Viewing your Service (Services Portal)¶
-
Navigate to the Services navigation menu and click on the Self Monitoring Service.
-
This will open the Services Portal for the Service.
-
You should see something like the image above.
-
The Time Period buttons[1] allow you to view service data from the last day, last week, last month and last year respectively.
-
The Service Tree Portlet[2] displays your parent service, and any child services, SLM Filters and SLM Metrics associated with the service, along with real-time event data and Metric Compliance data.
-
Clicking the wrench icon[3] on any portlet will open the Configure Portlet form to the right of the grid (see image below), allowing you to configure that individual portlet from within the portal.
-
The Service Events portlet[4] displays any Meta Events triggered by this service as a result of a service threshold breach.
-
NOTE: The Metric SLM Collector calculation is based on the Service polltime. Therefore it may take 5 minutes or more before all of the data becomes visible from the Services Portal.
-
With each 30 minute poll cycle, the data in the compliance graph will fill out more (see image below):
-
Parent and child services can be created from the Services UI, with their own SLM Filters and Metrics, creating a tiered hierarchy of services with one overall parent service at the top. The Event SLM Connector leverage's service hierarchies to determine real-time service impact.
Creating a Service¶
Following the above example, create your own SLM Service within Assure1, along with a number of SLM Filters and Metrics for that Service.

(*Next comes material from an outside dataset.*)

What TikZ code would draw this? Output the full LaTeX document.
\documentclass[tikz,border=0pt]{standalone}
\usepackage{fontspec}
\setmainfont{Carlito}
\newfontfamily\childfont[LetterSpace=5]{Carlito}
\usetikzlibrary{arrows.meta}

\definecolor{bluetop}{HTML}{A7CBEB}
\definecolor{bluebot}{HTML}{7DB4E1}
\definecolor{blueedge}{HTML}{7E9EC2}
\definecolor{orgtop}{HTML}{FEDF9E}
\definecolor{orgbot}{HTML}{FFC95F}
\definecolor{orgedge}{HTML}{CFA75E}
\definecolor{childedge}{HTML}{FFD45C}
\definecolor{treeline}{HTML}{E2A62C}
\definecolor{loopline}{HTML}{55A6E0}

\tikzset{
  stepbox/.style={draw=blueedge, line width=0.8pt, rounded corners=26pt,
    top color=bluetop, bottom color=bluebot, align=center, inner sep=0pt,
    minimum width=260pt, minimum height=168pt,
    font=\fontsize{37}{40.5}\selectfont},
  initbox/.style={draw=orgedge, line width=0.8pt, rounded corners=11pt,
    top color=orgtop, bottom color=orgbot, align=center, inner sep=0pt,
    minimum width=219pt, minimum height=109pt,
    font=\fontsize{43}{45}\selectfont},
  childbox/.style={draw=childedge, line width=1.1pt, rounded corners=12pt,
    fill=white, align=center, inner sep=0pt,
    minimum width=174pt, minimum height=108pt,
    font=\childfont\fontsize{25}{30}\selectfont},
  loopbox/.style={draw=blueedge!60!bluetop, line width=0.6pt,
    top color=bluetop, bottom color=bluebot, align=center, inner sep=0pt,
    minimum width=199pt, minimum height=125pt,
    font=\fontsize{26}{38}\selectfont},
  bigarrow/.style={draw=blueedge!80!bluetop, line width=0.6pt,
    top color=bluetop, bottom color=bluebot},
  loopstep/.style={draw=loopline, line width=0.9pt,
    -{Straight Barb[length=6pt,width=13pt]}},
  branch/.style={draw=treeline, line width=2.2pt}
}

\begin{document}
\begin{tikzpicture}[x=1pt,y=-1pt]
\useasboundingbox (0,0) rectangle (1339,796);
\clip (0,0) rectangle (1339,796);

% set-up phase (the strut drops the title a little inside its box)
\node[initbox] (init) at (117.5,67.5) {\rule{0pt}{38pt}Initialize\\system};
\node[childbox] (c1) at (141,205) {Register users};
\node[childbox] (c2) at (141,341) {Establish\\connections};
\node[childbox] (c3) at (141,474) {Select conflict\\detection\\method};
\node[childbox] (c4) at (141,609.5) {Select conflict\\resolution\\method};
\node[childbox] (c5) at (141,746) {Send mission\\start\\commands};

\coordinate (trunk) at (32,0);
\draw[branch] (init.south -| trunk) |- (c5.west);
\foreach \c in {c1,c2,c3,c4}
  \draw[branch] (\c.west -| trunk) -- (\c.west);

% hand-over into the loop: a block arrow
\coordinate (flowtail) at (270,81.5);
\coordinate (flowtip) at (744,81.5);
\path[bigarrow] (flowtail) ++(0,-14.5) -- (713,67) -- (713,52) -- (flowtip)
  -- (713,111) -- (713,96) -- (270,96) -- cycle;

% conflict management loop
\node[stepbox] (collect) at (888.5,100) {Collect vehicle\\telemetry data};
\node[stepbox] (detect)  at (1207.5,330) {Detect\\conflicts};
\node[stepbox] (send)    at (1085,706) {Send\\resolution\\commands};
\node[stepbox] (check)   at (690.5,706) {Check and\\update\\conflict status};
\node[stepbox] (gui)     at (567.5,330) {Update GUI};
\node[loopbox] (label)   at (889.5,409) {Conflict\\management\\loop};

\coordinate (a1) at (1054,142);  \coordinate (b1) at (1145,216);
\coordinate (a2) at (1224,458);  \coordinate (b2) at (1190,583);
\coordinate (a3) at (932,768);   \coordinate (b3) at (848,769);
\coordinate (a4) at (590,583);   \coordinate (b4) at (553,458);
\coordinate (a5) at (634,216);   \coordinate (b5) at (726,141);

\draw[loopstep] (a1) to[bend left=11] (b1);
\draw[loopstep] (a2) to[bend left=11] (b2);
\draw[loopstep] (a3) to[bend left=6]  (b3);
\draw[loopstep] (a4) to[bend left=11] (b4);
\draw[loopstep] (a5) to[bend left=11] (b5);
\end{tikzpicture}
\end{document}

Once the service has been created, you could try to simulate an outage by blocking pings via the IPtables firewall. The primary presentation server should be modified for this step.
-
Via the command line, edit the /etc/sysconfig/iptables configuration file using your favorite editor.
-
To block pings, add the following line:
-A INPUT -p icmp --icmp-type echo-request -j DROP
-
Restart iptables with this command:
/etc/init.d/iptables restart
-
Verify the server can no longer be pinged.
-
Wait several poll cycles for the ping poller to report the server is no longer pinging. There will be two processes that then occur at the same time:
-
The device no longer pinging will be seen by the Default Thresholding Engine, which will create a Packet Loss threshold violation event in the event list. This event will be caught be the Event SLM Connector, and will decrease the Service Status for the event side of the SLM Service. As the status will then be below the SLM Service threshold, the selected Meta Event will be used to create a violation event.
-
While the above is happening on the event side, the metric side is also being processed. After a few poll cycles, when the Metric SLM Collector polls the database for the metric data needed, the collector will determine that the packet loss metrics are in violation of the SLM metric configuration. This will decrease the calculated Service Status for the metric side of the SLM Service, and will start effecting the overall SLM Service compliance value.